During an interview with conservative radio host Hugh Hewitt, Trump was asked if the Pentagon really needs a new strategic bomber or “should we just stick with submarines and missiles?”
“Now when you talk about the bomber, here’s what I don’t like. I have been reading, and I read one article in particular, where the pilots, and these are great test pilots, and pilots generally, but pilots in testing it said our old planes are better. They perform better. They handle better. Every aspect, they were saying they’re better,” he replied.
Trump went on: “So I’m saying wait a minute, if they’re better, why are we ordering these unbelievably expensive planes? So I would have some real problems because of cost, and I know I could get the cost down. But what bothers me tremendously is the fact that I heard test pilots saying that the old planes maneuver better, work better, and they like them better. That bothers me.”
The response is an almost verbatim critique to the one Trump gave the F-35 Joint Strike Fighter when he appeared on Hewitt’s show last month.
“I’m hearing that our existing planes are better. And one of the pilots came out of the plane, one of the test pilots, and said this isn’t as good as what we already have. And to spend billions and billions of dollars on something that maybe isn’t as good,” Trump said of the roughly $400 billion weapons program at the time.
Last week the Pentagon awarded Northrop Grumman the contract to develop the new Long Range Strike-Bomber, an effort that could cost well over $100 billion in the coming decades.

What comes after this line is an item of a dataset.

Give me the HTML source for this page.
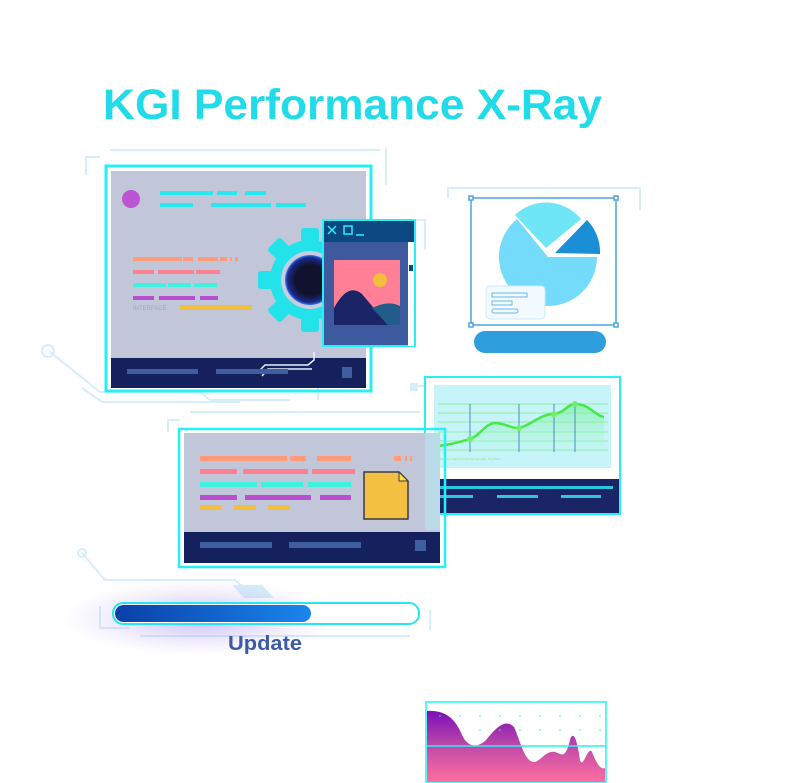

The firm beat out a joint Lockheed Martin-Boeing team for the lucrative award.
Trump’s penchant for speaking off the cuff has gotten him in trouble before when it comes to national security, like in his campaign announcement when he labeled Army Pvt. Bowe Bergdahl – who is facing charges in a military court for walking away from his post in Afghanistan in 2009 – as a “traitor.”
In August, Trump claimed a retired Army colonel was one of his advisers on the topic, when in reality the two had never met. And there are his claims that as commander in chief he would “bomb the hell” out of Iraq’s oil fields in order to choke funding for ISIS.
Hewitt tried to steer the real estate mogul back on track, saying “a lot of people like the F-18 Super Hornet more than the F-35, but this B-3, the strategic bomber, I think we have to have bomber, but I will probably be bringing this up in Las Vegas” at next week’s GOP debate.
Trump agreed national security should be a key topic, but didn’t seem to take the hint.
“We’re putting up the dollars, we’re spending unbelievable dollars, and when you talk about planes costing that amount of money, can it be done for less? I guarantee you it can be done for not less, but much, much less. But you check this out. The pilots that were testing it did not like it as much as the old equipment. That’s not good, and I think you would agree with that, Hugh,” he said.
On Friday, the Lockheed-Boeing team filed a protest with the Government Accountability Office about the bomber award, charging the Pentagon’s selection process was flawed.
The GAO has 100 days to review the protest and issue a ruling.